How to Avoid Spam Traps
- Never purchase or rent email lists. These are primary sources of spam traps.
- Always use a double opt-in process for new subscribers, ensuring genuine consent.
- Rigorously maintain list hygiene by regularly removing unengaged subscribers.
- Utilize a reputable email cleansing service specifically for spam trap detection after initial verification and as part of your ongoing list maintenance.
Summary
Ultimately, great email list hygiene is a continuous process. It starts with how you get contacts and continues through every stage of their journey with you. By building a high-quality email list from the get-go, keeping it clean, welcoming new subscribers with a great email series, and then sending emails based on how engaged they are, you can build a strong reputation as a reliable sender. Remember, a clean and engaged list is your most valuable asset—and consistent, smart list management is the key to always landing in the inbox.

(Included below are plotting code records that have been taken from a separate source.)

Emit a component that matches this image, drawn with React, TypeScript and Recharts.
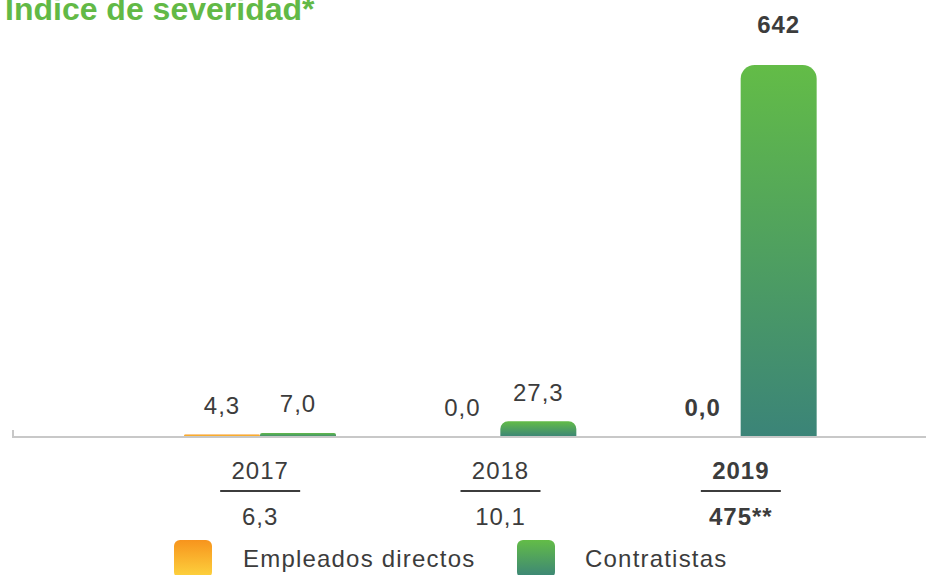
import { BarChart, Bar, XAxis, YAxis, LabelList } from 'recharts';

const years = ['2017', '2018', '2019'];
const totals = ['6,3', '10,1', '475**'];
const directos = [4.3, 0.0, 0.0];
const contratistas = [7.0, 27.3, 642];
const boldYear = '2019';

const data = years.map((year, i) => ({
  year,
  total: totals[i],
  directos: directos[i],
  contratistas: contratistas[i],
}));

const maxValue = Math.max(...contratistas, ...directos);
const textColor = '#3c3c3c';
const font = '"Liberation Sans", Arial, Helvetica, sans-serif';

const fmt = (v: number) => (v >= 100 ? v.toFixed(0) : v.toFixed(1).replace('.', ','));

const ValueLabel = (props: any) => {
  const { x, y, width, value, index } = props;
  const bold = years[index] === boldYear;
  const off = value === maxValue ? 41 : 29;
  return (
    <text
      x={x + width / 2}
      y={y - off}
      textAnchor="middle"
      dominantBaseline="central"
      fontSize={24}
      letterSpacing={1}
      fontFamily={font}
      fontWeight={bold ? 700 : 400}
      fill={textColor}
    >
      {fmt(value)}
    </text>
  );
};

const YearTick = (props: any) => {
  const { x, payload } = props;
  const i = payload.index;
  const bold = years[i] === boldYear;
  const base = 437;
  return (
    <g transform={`translate(${x},${base})`} fontFamily={font} fontSize={24} letterSpacing={1} fill={textColor} fontWeight={bold ? 700 : 400}>
      <text x={0} y={33} textAnchor="middle" dominantBaseline="central">
        {years[i]}
      </text>
      <line x1={-40} x2={40} y1={54} y2={54} stroke={textColor} strokeWidth={2} />
      <text x={0} y={79} textAnchor="middle" dominantBaseline="central">
        {totals[i]}
      </text>
    </g>
  );
};

// keep zero-value bars in the layout so their labels still show
const tinyForZero = (v: number) => (v === 0 ? 0.01 : 0);

const legendText = {
  position: 'absolute' as const,
  top: 559,
  transform: 'translateY(-50%)',
  fontFamily: font,
  fontSize: 24,
  letterSpacing: 1.2,
  color: textColor,
  lineHeight: '28px',
  whiteSpace: 'nowrap' as const,
};

export default function App() {
  return (
    <div style={{ position: 'absolute', left: 0, top: 0, width: 926, height: 575, overflow: 'hidden', background: '#fff' }}>
      <div
        style={{
          position: 'absolute',
          left: 5,
          top: -11,
          fontFamily: font,
          fontWeight: 700,
          fontSize: 32,
          color: '#62b946',
          lineHeight: '40px',
          whiteSpace: 'nowrap',
        }}
      >
        Indice de severidad*
      </div>
      <BarChart
        width={926}
        height={575}
        data={data}
        margin={{ top: 65, right: 0, bottom: 38, left: 12 }}
        barGap={0}
      >
        <defs>
          <linearGradient id="gradGreen" x1="0" y1="0" x2="0" y2="1">
            <stop offset="0%" stopColor="#63bc47" />
            <stop offset="100%" stopColor="#3b8478" />
          </linearGradient>
          <linearGradient id="gradOrange" x1="0" y1="0" x2="0" y2="1">
            <stop offset="0%" stopColor="#f7941d" />
            <stop offset="100%" stopColor="#fdd43f" />
          </linearGradient>
        </defs>
        <XAxis
          dataKey="year"
          height={100}
          padding={{ left: 128, right: 65 }}
          axisLine={{ stroke: '#c8c8c8', strokeWidth: 2 }}
          tickLine={false}
          tick={<YearTick />}
          interval={0}
        />
        <YAxis hide domain={[0, maxValue]} />
        <Bar
          dataKey="directos"
          barSize={76}
          fill="url(#gradOrange)"
          radius={[14, 14, 0, 0]}
          minPointSize={tinyForZero}
          isAnimationActive={false}
        >
          <LabelList dataKey="directos" content={<ValueLabel />} />
        </Bar>
        <Bar
          dataKey="contratistas"
          barSize={76}
          fill="url(#gradGreen)"
          radius={[14, 14, 0, 0]}
          minPointSize={tinyForZero}
          isAnimationActive={false}
        >
          <LabelList dataKey="contratistas" content={<ValueLabel />} />
        </Bar>
      </BarChart>
      <div style={{ position: 'absolute', left: 12, top: 430, width: 2, height: 8, background: '#c8c8c8' }} />
      <div style={{ position: 'absolute', left: 174, top: 540, width: 38, height: 38, borderRadius: 6, background: 'linear-gradient(#f7941d, #fdd43f)' }} />
      <div style={{ ...legendText, left: 243 }}>Empleados directos</div>
      <div style={{ position: 'absolute', left: 517, top: 540, width: 38, height: 38, borderRadius: 6, background: 'linear-gradient(#63bc47, #3b8478)' }} />
      <div style={{ ...legendText, left: 585 }}>Contratistas</div>
    </div>
  );
}
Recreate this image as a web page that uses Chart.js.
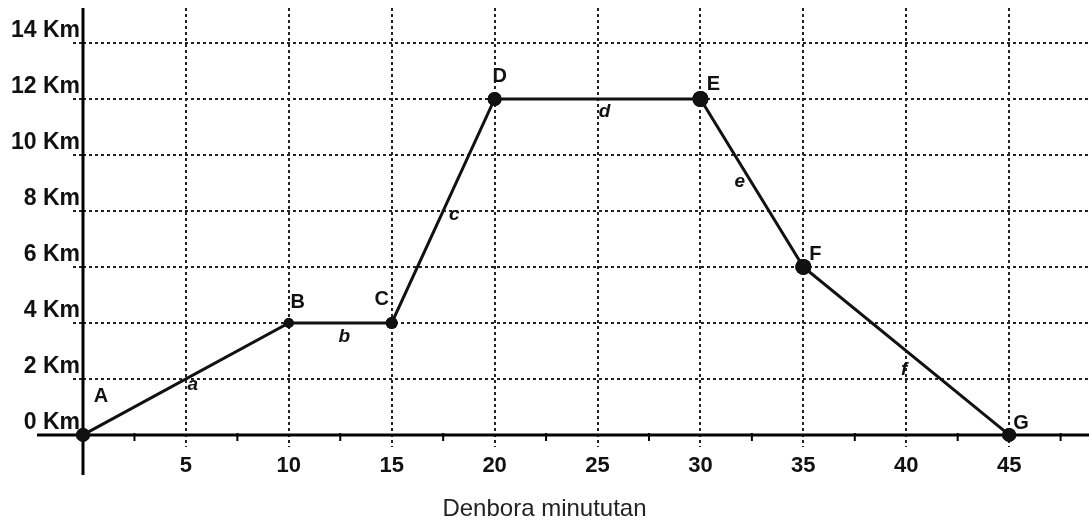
<!DOCTYPE html>
<html>
<head>
<meta charset="utf-8">
<script src="https://cdn.jsdelivr.net/npm/chart.js@4.4.1/dist/chart.umd.min.js"></script>
<style>
  html, body { margin: 0; padding: 0; background: #fff; }
  #wrap { width: 1089px; height: 524px; position: relative; }
</style>
</head>
<body>
<div id="wrap"><canvas id="chart"></canvas></div>
<script>
// distance / time graph: A..G stages, dotted grid, Basque axis title

const minutes = [0, 10, 15, 20, 30, 35, 45];
const distanceKm = [0, 4, 4, 12, 12, 6, 0];
const pointNames = ['A', 'B', 'C', 'D', 'E', 'F', 'G'];
const segmentNames = ['a', 'b', 'c', 'd', 'e', 'f'];
const xTickValues = [5, 10, 15, 20, 25, 30, 35, 40, 45];
const yTickValues = [0, 2, 4, 6, 8, 10, 12, 14];
const minorTickValues = [2.5, 7.5, 12.5, 17.5, 22.5, 27.5, 32.5, 37.5, 42.5, 47.5];
const xTitle = 'Denbora minututan';

// label placement, pixels relative to the anchor
const pointLabelOffsets = [[18, -38], [9, -20], [-10, -23], [5, -22], [13, -14], [12, -12], [12, -11]];
const segmentLabelOffsets = [[7, 6], [4, 14], [11, 4], [7, 13], [-12, -1], [-2, 19]];

const FONT = '"Liberation Sans", Arial, Helvetica, sans-serif';
const GRID = '#222';

const axesAndLabels = {
  id: 'axesAndLabels',
  afterDatasetsDraw(chart) {
    const { ctx, scales: { x, y } } = chart;
    const x0 = x.getPixelForValue(0), y0 = y.getPixelForValue(0);
    ctx.save();
    ctx.strokeStyle = '#000';
    ctx.lineWidth = 3;
    ctx.beginPath();
    ctx.moveTo(x0, chart.chartArea.top);
    ctx.lineTo(x0, y0 + 40);
    ctx.moveTo(x0 - 46, y0);
    ctx.lineTo(chart.width, y0);
    ctx.stroke();
    ctx.lineWidth = 2;
    ctx.beginPath();
    minorTickValues.forEach((v) => {
      const px = x.getPixelForValue(v);
      ctx.moveTo(px, y0 - 2);
      ctx.lineTo(px, y0 + 6);
    });
    ctx.stroke();

    // redraw points over the axis line
    const meta = chart.getDatasetMeta(0);
    meta.data.forEach((pt) => pt.draw(ctx));

    ctx.fillStyle = '#111';
    ctx.textAlign = 'center';
    ctx.textBaseline = 'middle';
    ctx.font = 'bold 20px ' + FONT;
    pointNames.forEach((name, i) => {
      const px = x.getPixelForValue(minutes[i]);
      const py = y.getPixelForValue(distanceKm[i]);
      ctx.fillText(name, px + pointLabelOffsets[i][0], py + pointLabelOffsets[i][1]);
    });
    ctx.font = 'italic bold 19px ' + FONT;
    segmentNames.forEach((name, i) => {
      const mx = (x.getPixelForValue(minutes[i]) + x.getPixelForValue(minutes[i + 1])) / 2;
      const my = (y.getPixelForValue(distanceKm[i]) + y.getPixelForValue(distanceKm[i + 1])) / 2;
      ctx.fillText(name, mx + segmentLabelOffsets[i][0], my + segmentLabelOffsets[i][1]);
    });
    ctx.restore();
  },
};

new Chart(document.getElementById('chart'), {
  type: 'line',
  data: {
    datasets: [{
      data: minutes.map((m, i) => ({ x: m, y: distanceKm[i] })),
      borderColor: '#111',
      borderWidth: 3,
      tension: 0,
      fill: false,
      pointRadius: [7, 5, 6, 7, 8, 8, 7],
      pointBackgroundColor: '#111',
      pointBorderWidth: 0,
      clip: false,
    }],
  },
  options: {
    responsive: true,
    maintainAspectRatio: false,
    animation: false,
    events: [],
    layout: { autoPadding: false, padding: { left: 0, top: 8, bottom: 0, right: 0 } },
    plugins: {
      legend: { display: false },
      tooltip: { enabled: false },
      title: {
        display: true,
        position: 'bottom',
        text: xTitle,
        color: '#222',
        font: { family: FONT, size: 24, weight: 'normal' },
        padding: { top: 6, bottom: 0 },
      },
    },
    scales: {
      x: {
        type: 'linear',
        min: 0,
        max: 48.88,
        afterBuildTicks: (s) => { s.ticks = xTickValues.map((v) => ({ value: v })); },
        afterFit: (s) => { s.height = 42; s.paddingLeft = 0; s.paddingRight = 0; },
        ticks: { color: '#111', padding: 6, font: { family: FONT, size: 22, weight: 'bold' } },
        grid: { color: GRID, lineWidth: 2, drawTicks: false },
        border: { display: false, dash: [3, 3] },
      },
      y: {
        type: 'linear',
        min: -0.44,
        max: 15.25,
        afterBuildTicks: (s) => { s.ticks = yTickValues.map((v) => ({ value: v })); },
        afterFit: (s) => { s.width = 83; s.paddingTop = 0; s.paddingBottom = 0; },
        ticks: {
          color: '#111',
          padding: -7,
          labelOffset: -12,
          font: { family: FONT, size: 23, weight: 'bold' },
          callback: (v) => v + ' Km',
        },
        grid: { color: GRID, lineWidth: 2, tickLength: 10, tickBorderDash: [3, 3] },
        border: { display: false, dash: [3, 3] },
      },
    },
  },
  plugins: [axesAndLabels],
});
</script>
</body>
</html>
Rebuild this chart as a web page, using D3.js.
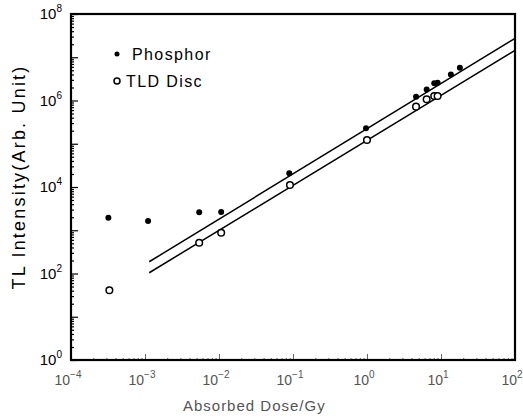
<!DOCTYPE html>
<html><head><meta charset="utf-8">
<script src="https://cdn.jsdelivr.net/npm/d3@7/dist/d3.min.js"></script>
<style>
body{margin:0;background:#fff;}
text{font-family:"Liberation Sans",Arial,sans-serif;}
.frame{fill:none;stroke:#000;}
</style></head><body>
<svg id="chart" width="523" height="418"></svg>
<script>
// values
var phosDose=[3.2e-4,1.1e-3,5.4e-3,1.07e-2,0.089,0.97,4.6,6.4,8.1,9.0,13.6,18];
var phosTL=[1950,1630,2600,2630,2.07e4,2.27e5,1.22e6,1.8e6,2.5e6,2.57e6,4.0e6,5.7e6];
var tldDose=[3.3e-4,5.4e-3,1.07e-2,0.091,1.0,4.6,6.4,8.1,9.0];
var tldTL=[41,515,877,1.11e4,1.22e5,7.2e5,1.07e6,1.27e6,1.27e6];
var fitDose=[1.14e-3,100];
var phosFit=[187,2.74e7];
var tldFit=[104,1.45e7];
var xTickExp=[-4,-3,-2,-1,0,1,2];
var yTickExp=[0,2,4,6,8];
var legendNames=['Phosphor','TLD  Disc'];

var margin={top:14,right:8,bottom:58,left:71},
    width=523-margin.left-margin.right,
    height=418-margin.top-margin.bottom;
var svg=d3.select('#chart').append('g')
    .attr('transform','translate('+margin.left+','+margin.top+')');
var x=d3.scaleLog().domain([1e-4,1e2]).range([0,width]);
var y=d3.scaleLog().domain([1,1e8]).range([height,0]);

// minor + major tick values
function logTicks(lo,hi){
  var out=[];
  for(var e=lo;e<hi;e++) for(var k=1;k<10;k++) out.push(k*Math.pow(10,e));
  out.push(Math.pow(10,hi)); return out;}
var yAll=logTicks(0,8), xAll=logTicks(-4,2);

svg.append('g').call(d3.axisLeft(y).tickValues(yAll).tickFormat('')
    .tickSize(-3).tickSizeOuter(0))
  .call(function(g){g.select('.domain').remove();
    g.selectAll('line').attr('stroke-width',1.2)
     .attr('x2',function(d){return Math.abs(Math.log10(d)%1)<1e-9?7:3;});});
svg.append('g').attr('transform','translate(0,'+height+')')
  .call(d3.axisBottom(x).tickValues(xAll).tickFormat('')
    .tickSize(-2).tickSizeOuter(0))
  .call(function(g){g.select('.domain').remove();
    g.selectAll('line').attr('stroke','#666')
     .attr('y2',function(d){return Math.abs(Math.log10(d)%1)<1e-9?-6:-2;});});

svg.append('rect').attr('class','frame').attr('width',width).attr('height',height)
   .attr('stroke-width',2.2);

// tick labels
var yl=svg.append('g').selectAll('text').data(yTickExp).enter().append('text')
   .attr('x',-9).attr('y',function(d){return y(Math.pow(10,d))+5;})
   .attr('text-anchor','end').style('font-size','15px').attr('fill','#000');
yl.append('tspan').text('10');
yl.append('tspan').attr('dy',-7).style('font-size','10px').text(function(d){return d;});

var xl=svg.append('g').selectAll('text').data(xTickExp).enter().append('text')
   .attr('x',function(d){return x(Math.pow(10,d))-3;}).attr('y',height+25)
   .attr('text-anchor','middle').style('font-size','14px').attr('fill','#555');
xl.append('tspan').text('10');
xl.append('tspan').attr('dy',-7).style('font-size','10px').text(function(d){return d<0?'\u2212'+(-d):d;});

// axis titles
svg.append('text').attr('x',x(0.03)).attr('y',height+51).attr('text-anchor','middle')
   .style('font-size','15px').style('letter-spacing','1px').attr('fill','#555')
   .text('Absorbed Dose/Gy');
svg.append('text').attr('transform','translate('+(-46)+','+(height/2-10)+') rotate(-90)')
   .attr('text-anchor','middle').style('font-size','18px').style('letter-spacing','2.2px')
   .attr('fill','#000').text('TL Intensity(Arb.  Unit)');

// fit lines
var line=d3.line().x(function(d){return x(d[0]);}).y(function(d){return y(d[1]);});
[phosFit,tldFit].forEach(function(f){
  svg.append('path').datum(d3.zip(fitDose,f)).attr('d',line)
     .attr('fill','none').attr('stroke','#000').attr('stroke-width',1.5);});

// points
svg.append('g').selectAll('circle').data(d3.zip(phosDose,phosTL)).enter().append('circle')
   .attr('cx',function(d){return x(d[0]);}).attr('cy',function(d){return y(d[1]);})
   .attr('r',3).attr('fill','#000');
svg.append('g').selectAll('circle').data(d3.zip(tldDose,tldTL)).enter().append('circle')
   .attr('cx',function(d){return x(d[0]);}).attr('cy',function(d){return y(d[1]);})
   .attr('r',3.3).attr('fill','#fff').attr('stroke','#000').attr('stroke-width',1.5);

// legend
var lg=svg.append('g').attr('transform','translate(46,40)');
lg.append('circle').attr('cx',0).attr('cy',0).attr('r',2.5).attr('fill','#000');
lg.append('circle').attr('cx',0).attr('cy',27).attr('r',3).attr('fill','none')
  .attr('stroke','#000').attr('stroke-width',1.5);
lg.selectAll('text').data(legendNames).enter().append('text')
  .attr('x',function(d,i){return i?9:15;}).attr('y',function(d,i){return 6+i*27;})
  .style('font-size','16px').style('letter-spacing','1.4px').text(function(d){return d;});
</script>
</body></html>
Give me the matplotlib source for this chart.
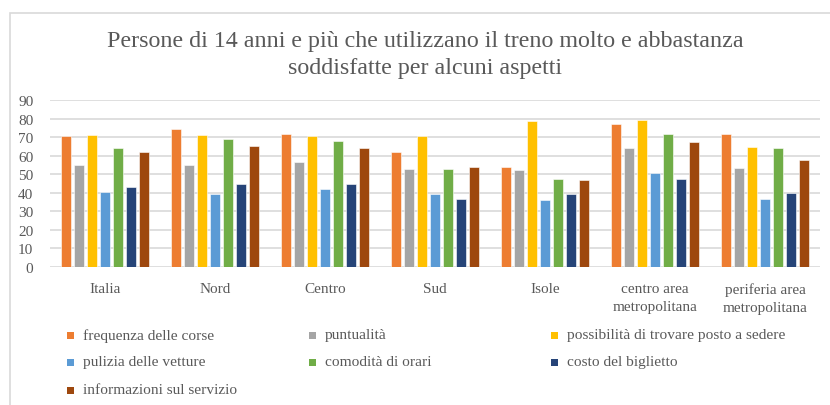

Spam traps—used by ISPs to identify senders with poor list management—fall into three categories: pristine, typo, and recycled. While they can’t be directly identified, you can minimize risk by avoiding purchased lists, removing unengaged subscribers, running re-engagement campaigns, and monitoring deliverability performance.
Consistent, proactive list management ensures your campaigns reach real people—not traps—and helps maintain a strong reputation as a trusted sender.